India crosses 1 million cases; K’taka tally tops 50k, toll past 1k

Karnataka crossed 50,000 Covid-19 infections and logged more than 1,000 deaths even as the national caseload exceeded one million and the deaths due to the disease crossed 25,000.
The number of Covid-19 deaths in the state quadrupled from just 246 at June-end to touch 1,032 on Thursday, which saw a single-day record of 104 deaths; 70 of these were in Bengaluru alone. Another daily record was broken with 4,169 cases on Thursday, taking the total number to 51,422. Of these, 36,180 were reported in July at a rate of 2,261 cases a day.

The number of cases in Bengaluru stood at 25,288, of which 20,733 were added in July, including 2,344 on Thursday. Comparatively, Chennai reported 1,157 cases and 23 deaths; Mumbai 1,476 and 56 and Delhi reported 1,652 and 58.
The number of active cases in Karnataka and Bengaluru stood at 30,655 and 18,828, while the total number of recoveries were 19,729 and 5,952 respectively. Karnataka, experts say, must shift its focus on preventing deaths if it wants to emerge from the pandemic with a high recovery rate given that the number of cases could rise.
Dr CN Manjunath, member, Karnataka Covid-19 taskforce, said: “The number of cases is bound to increase for two reasons: the anticipated peak and number of tests has increased. We’re now focussed on reducing deaths.”
From testing about 10,900 samples a day on an average in June, the state has been testing more than 17,000 a day in July on an average. On Thursday, the state tested 23,451 samples, 19,347 of which returned negative.
Most deaths in the state are still because of comorbidities like SARI and ILI, while clinical experts point to other effects of the virus that are affecting people’s hearts and lungs. As on Thursday, 539 patients, including 317 in Bengaluru were in the ICU.

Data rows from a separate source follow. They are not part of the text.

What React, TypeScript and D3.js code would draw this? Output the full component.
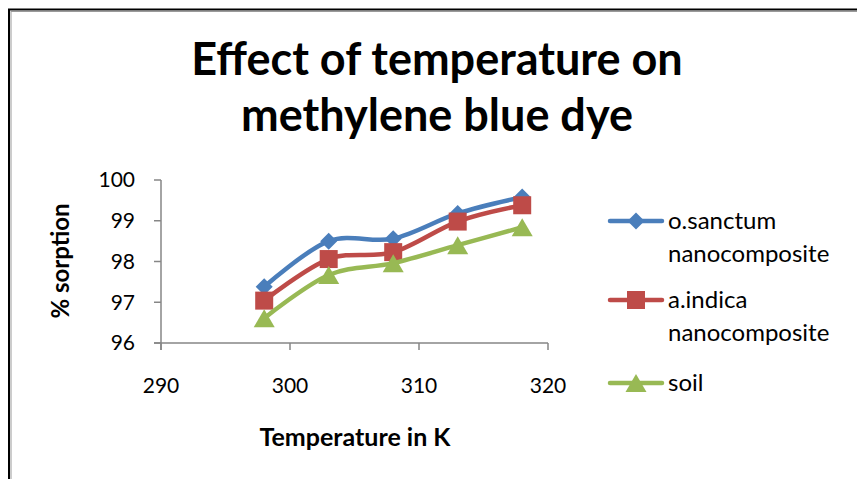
import React from "react";
import * as d3 from "d3";

// Temperatures (K) and % sorption for each sorbent
const temperatures = [298, 303, 308, 313, 318];
const oSanctum = [97.38, 98.5, 98.56, 99.18, 99.58];
const aIndica = [97.04, 98.06, 98.23, 98.98, 99.38];
const soil = [96.61, 97.67, 97.96, 98.4, 98.84];

const xTicks = [290, 300, 310, 320];
const yTicks = [96, 97, 98, 99, 100];

const seriesNames = [
  ["o.sanctum", "nanocomposite"],
  ["a.indica", "nanocomposite"],
  ["soil"],
];
const seriesColors = ["#4A7EBB", "#BE4B48", "#98B954"];
const seriesValues = [oSanctum, aIndica, soil];
const markerKinds = ["diamond", "square", "triangle"];

const W = 857;
const H = 479;
const FONT = "Lato, 'Open Sans', sans-serif";

function Marker({ kind, x, y, color }: { kind: string; x: number; y: number; color: string }) {
  if (kind === "diamond") {
    const r = 8.5;
    return <path d={`M${x},${y - r}L${x + r},${y}L${x},${y + r}L${x - r},${y}Z`} fill={color} />;
  }
  if (kind === "square") {
    const s = 18;
    return <rect x={x - s / 2} y={y - s / 2} width={s} height={s} fill={color} />;
  }
  const w = 21;
  const h = 18;
  return <path d={`M${x},${y - h / 2}L${x + w / 2},${y + h / 2}L${x - w / 2},${y + h / 2}Z`} fill={color} />;
}

export default function App() {
  const x = d3.scaleLinear().domain([290, 320]).range([161, 548]);
  const y = d3.scaleLinear().domain([96, 100]).range([343, 180]);
  const line = d3
    .line<[number, number]>()
    .x((d) => x(d[0]))
    .y((d) => y(d[1]))
    .curve(d3.curveCardinal.tension(0));

  const axisColor = "#868686";
  const legendY = [221, 300, 383];

  return (
    <svg
      width={W}
      height={H}
      style={{ position: "absolute", left: 0, top: 0, background: "#fff" }}
      fontFamily={FONT}
    >
      <rect x={0} y={0} width={W} height={H} fill="#fff" />
      {/* frame */}
      <rect x={9} y={9.5} width={W + 20} height={H + 20} fill="none" stroke="#000" strokeWidth={2} />
      <rect x={11} y={11.5} width={W + 20} height={H + 20} fill="none" stroke="#9a9a9a" strokeWidth={1} />

      {/* title */}
      <text x={437} y={75} textAnchor="middle" fontSize={45} fontWeight={700} fill="#000">
        Effect of temperature on
      </text>
      <text x={437} y={131} textAnchor="middle" fontSize={45} fontWeight={700} fill="#000">
        methylene blue dye
      </text>

      {/* y axis */}
      <line x1={x(290)} x2={x(290)} y1={y(100)} y2={y(96) + 7} stroke={axisColor} strokeWidth={1.5} />
      {yTicks.map((t) => (
        <g key={`y${t}`}>
          <line x1={x(290) - 7} x2={x(290)} y1={y(t)} y2={y(t)} stroke={axisColor} strokeWidth={1.5} />
          <text x={135} y={y(t)} dy="0.35em" textAnchor="end" fontSize={21} fill="#000">
            {t}
          </text>
        </g>
      ))}

      {/* x axis */}
      <line x1={x(290) - 7} x2={x(320)} y1={y(96)} y2={y(96)} stroke={axisColor} strokeWidth={1.5} />
      {xTicks.map((t) => (
        <g key={`x${t}`}>
          <line x1={x(t)} x2={x(t)} y1={y(96)} y2={y(96) + 7} stroke={axisColor} strokeWidth={1.5} />
          <text x={x(t)} y={386} dy="0.35em" textAnchor="middle" fontSize={21} fill="#000">
            {t}
          </text>
        </g>
      ))}

      <text x={355} y={446} textAnchor="middle" fontSize={25} fontWeight={700} fill="#000">
        Temperature in K
      </text>
      <text
        transform={`translate(69,261) rotate(-90)`}
        textAnchor="middle"
        fontSize={24}
        fontWeight={700}
        fill="#000"
      >
        % sorption
      </text>

      {/* series */}
      {seriesValues.map((vals, i) => {
        const pts = temperatures.map((t, j) => [t, vals[j]] as [number, number]);
        return (
          <g key={`s${i}`}>
            <path d={line(pts) || ""} fill="none" stroke={seriesColors[i]} strokeWidth={4.5} strokeLinejoin="round" strokeLinecap="round" />
            {pts.map((p, j) => (
              <Marker key={j} kind={markerKinds[i]} x={x(p[0])} y={y(p[1])} color={seriesColors[i]} />
            ))}
          </g>
        );
      })}

      {/* legend */}
      {seriesNames.map((names, i) => (
        <g key={`l${i}`}>
          <line x1={610} x2={662} y1={legendY[i]} y2={legendY[i]} stroke={seriesColors[i]} strokeWidth={4.5} strokeLinecap="round" />
          <Marker kind={markerKinds[i]} x={636} y={legendY[i]} color={seriesColors[i]} />
          {names.map((n, k) => (
            <text key={k} x={668} y={legendY[i] + 8 + k * 33} fontSize={24} fill="#000">
              {n}
            </text>
          ))}
        </g>
      ))}
    </svg>
  );
}
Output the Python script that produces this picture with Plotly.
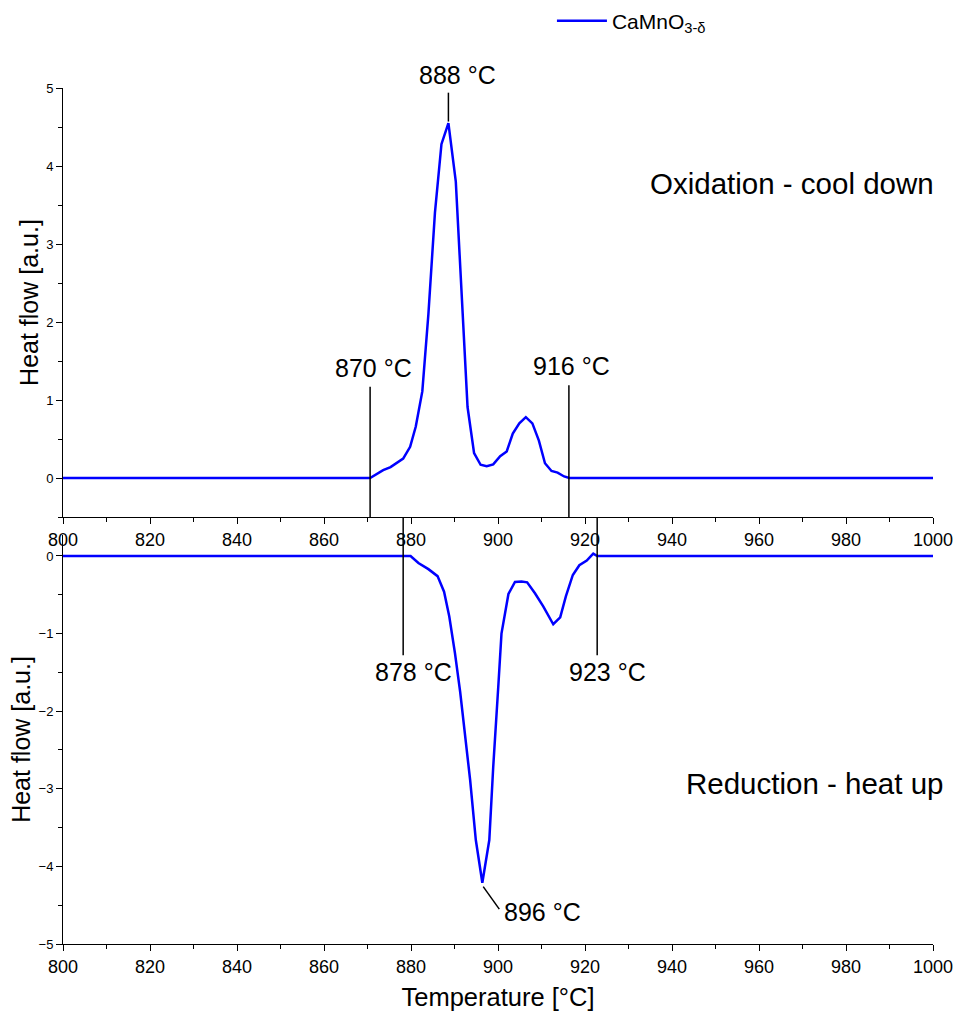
import plotly.graph_objects as go

# ---------------- data ----------------
temp_ox = [800, 870.6, 873.6, 875.3, 878.2, 879.8, 881.1, 882.6, 884.0, 885.5, 887.0,
           888.6, 890.3, 893.0, 894.5, 896.0, 897.4, 898.9, 900.5, 902.0, 903.4, 904.9,
           906.4, 907.9, 909.4, 910.8, 912.3, 913.7, 915.2, 916.4, 1000]
heat_ox = [0, 0, 0.10, 0.14, 0.25, 0.40, 0.66, 1.11, 2.10, 3.40, 4.28,
           4.55, 3.80, 0.91, 0.32, 0.17, 0.15, 0.175, 0.28, 0.34, 0.57, 0.70,
           0.78, 0.70, 0.48, 0.19, 0.09, 0.07, 0.02, 0, 0]

temp_red = [800, 878.2, 879.9, 881.7, 884.0, 886.1, 887.6, 888.8, 890.1, 891.3, 892.0,
            893.6, 894.9, 896.4, 898.0, 898.9, 900.1, 900.8, 902.4, 903.9, 905.4, 906.7,
            908.5, 910.4, 912.7, 914.3, 915.6, 917.2, 918.7, 920.4, 921.9, 922.8, 1000]
heat_red = [0, 0, 0, -0.09, -0.17, -0.26, -0.46, -0.78, -1.25, -1.75, -2.11,
            -2.89, -3.66, -4.21, -3.66, -2.72, -1.65, -1.0, -0.49, -0.335, -0.33, -0.34,
            -0.48, -0.65, -0.88, -0.79, -0.52, -0.245, -0.12, -0.06, 0.03, 0, 0]

series_name = "CaMnO<sub>3-δ</sub>"
x_ticks = [800, 820, 840, 860, 880, 900, 920, 940, 960, 980, 1000]

# marker lines (temperature, y start, y end) and labels
ox_onset = [(870.6, "870 °C"), (916.3, "916 °C")]
ox_onset_top = [1.17, 1.19]
ox_peak = (888.6, 4.57, 4.94, "888 °C")
red_onset = [(878.2, "878 °C"), (922.8, "923 °C")]
red_onset_bottom = -1.28
red_peak = (896.6, -4.26, 900.3, -4.55, "896 °C")

# ---------------- layout geometry ----------------
W, H = 957, 1011
ml, mr, mt, mb = 63, 24, 88, 67
dom1 = [0.4988, 1.0]
dom2 = [0.0, 0.4778]
xr = [800, 1000]
yr1 = [-0.5, 5]
yr2 = [-5, 0.27]

FONT = "Liberation Sans, Arial, sans-serif"
BLUE = "#0000FF"
LBL = 25

fig = go.Figure()
fig.add_trace(go.Scatter(x=temp_ox, y=heat_ox, mode="lines", name=series_name,
                         line=dict(color=BLUE, width=2.5), xaxis="x", yaxis="y"))
fig.add_trace(go.Scatter(x=temp_red, y=heat_red, mode="lines", name=series_name,
                         showlegend=False,
                         line=dict(color=BLUE, width=2.5), xaxis="x2", yaxis="y2"))

def xaxis_style(anchor):
    return dict(range=xr, anchor=anchor, domain=[0, 1], showline=True, linecolor="black",
                linewidth=1, ticks="outside", ticklen=6, tickcolor="black",
                tickvals=x_ticks, tickfont=dict(size=18, family=FONT, color="black"),
                minor=dict(dtick=10, ticks="outside", ticklen=4, tickcolor="black"),
                showgrid=False, zeroline=False, mirror=False, automargin=False)

def yaxis_style(anchor, rng, dom):
    return dict(range=rng, anchor=anchor, domain=dom, showline=True, linecolor="black",
                linewidth=1, ticks="outside", ticklen=6, tickcolor="black",
                dtick=1, tick0=0, tickfont=dict(size=13, family=FONT, color="black"),
                minor=dict(dtick=0.5, ticks="outside", ticklen=4, tickcolor="black"),
                showgrid=False, zeroline=False, automargin=False,
                title=dict(text="Heat flow [a.u.]", font=dict(size=25, family=FONT, color="black"),
                           standoff=0))

shapes = []
annotations = []
LW = 1.5

for (t, lab), top in zip(ox_onset, ox_onset_top):
    shapes.append(dict(type="line", xref="x", yref="y", x0=t, x1=t, y0=yr1[0], y1=top,
                       line=dict(color="black", width=LW)))
    annotations.append(dict(x=t, y=top, xref="x", yref="y", text=lab, showarrow=False,
                            xanchor="center", yanchor="bottom", yshift=3, xshift=3,
                            font=dict(size=LBL, family=FONT, color="black")))

t, y0, y1, lab = ox_peak
shapes.append(dict(type="line", xref="x", yref="y", x0=t, x1=t, y0=y0, y1=y1,
                   line=dict(color="black", width=LW)))
annotations.append(dict(x=t, y=y1, xref="x", yref="y", text=lab, showarrow=False,
                        xanchor="center", yanchor="bottom", yshift=2, xshift=9,
                        font=dict(size=LBL, family=FONT, color="black")))

def to_paper_x(v):
    return (v - xr[0]) / (xr[1] - xr[0])

def to_paper_y2(v):
    return dom2[0] + (v - yr2[0]) / (yr2[1] - yr2[0]) * (dom2[1] - dom2[0])

for t, lab in red_onset:
    px = to_paper_x(t)
    shapes.append(dict(type="line", xref="paper", yref="paper", x0=px, x1=px,
                       y0=to_paper_y2(red_onset_bottom), y1=dom1[0],
                       line=dict(color="black", width=LW)))
    annotations.append(dict(x=t, y=red_onset_bottom, xref="x2", yref="y2", text=lab,
                            showarrow=False, xanchor="center", yanchor="top", yshift=-1,
                            xshift=10, font=dict(size=LBL, family=FONT, color="black")))

t0, v0, t1, v1, lab = red_peak
shapes.append(dict(type="line", xref="x2", yref="y2", x0=t0, x1=t1, y0=v0, y1=v1,
                   line=dict(color="black", width=LW)))
annotations.append(dict(x=t1, y=v1, xref="x2", yref="y2", text=lab, showarrow=False,
                        xanchor="left", yanchor="middle", xshift=3, yshift=-3,
                        font=dict(size=LBL, family=FONT, color="black")))

annotations.append(dict(x=1.003, y=1 - (183 - mt) / (H - mt - mb), xref="paper", yref="paper",
                        text="Oxidation - cool down",
                        showarrow=False, xanchor="right", yanchor="middle",
                        font=dict(size=29.5, family=FONT, color="black")))
annotations.append(dict(x=1.014, y=1 - (783 - mt) / (H - mt - mb), xref="paper", yref="paper",
                        text="Reduction - heat up",
                        showarrow=False, xanchor="right", yanchor="middle",
                        font=dict(size=29.5, family=FONT, color="black")))

x2 = xaxis_style("y2")
x2["title"] = dict(text="Temperature [°C]", font=dict(size=25.5, family=FONT, color="black"),
                   standoff=15)

fig.update_layout(
    width=W, height=H,
    margin=dict(l=ml, r=mr, t=mt, b=mb, autoexpand=False),
    paper_bgcolor="white", plot_bgcolor="white",
    font=dict(family=FONT, color="black"),
    xaxis=xaxis_style("y"),
    yaxis=yaxis_style("x", yr1, dom1),
    xaxis2=x2,
    yaxis2=yaxis_style("x2", yr2, dom2),
    shapes=shapes,
    annotations=annotations,
    showlegend=True,
    legend=dict(x=0.562, y=1 + (mt - 21) / (H - mt - mb), xanchor="left", yanchor="middle",
                itemwidth=50,
                bgcolor="rgba(0,0,0,0)", font=dict(size=21, family=FONT, color="black")),
)

fig.write_html("out.html")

Manjunath said: “It is important we coordinate and ensure that critical and sick people get hospital beds. Our treatment strategy will also change as we learn new things about the virus. People whose health is not critical occupying beds is hurting patients who really need them”.
Dr C Nagaraj, director, RGCID, and member, state Covid-19 death audit committee, said: “There's a need for more testing and the focus must also be on reducing the time taken to give the results. Besides, in 50% of the deaths audited by us and treated at our hospital, we've found that the patient spent only about a day or less than 24 hours at a hospital, leaving doctors with very little time to save them. And most deaths are severe SARI cases.”
Among the 10,00,202 cases reported nationally, 6.3 lakh patients have been treated. The tally surged following a record spike of 36,429 cases.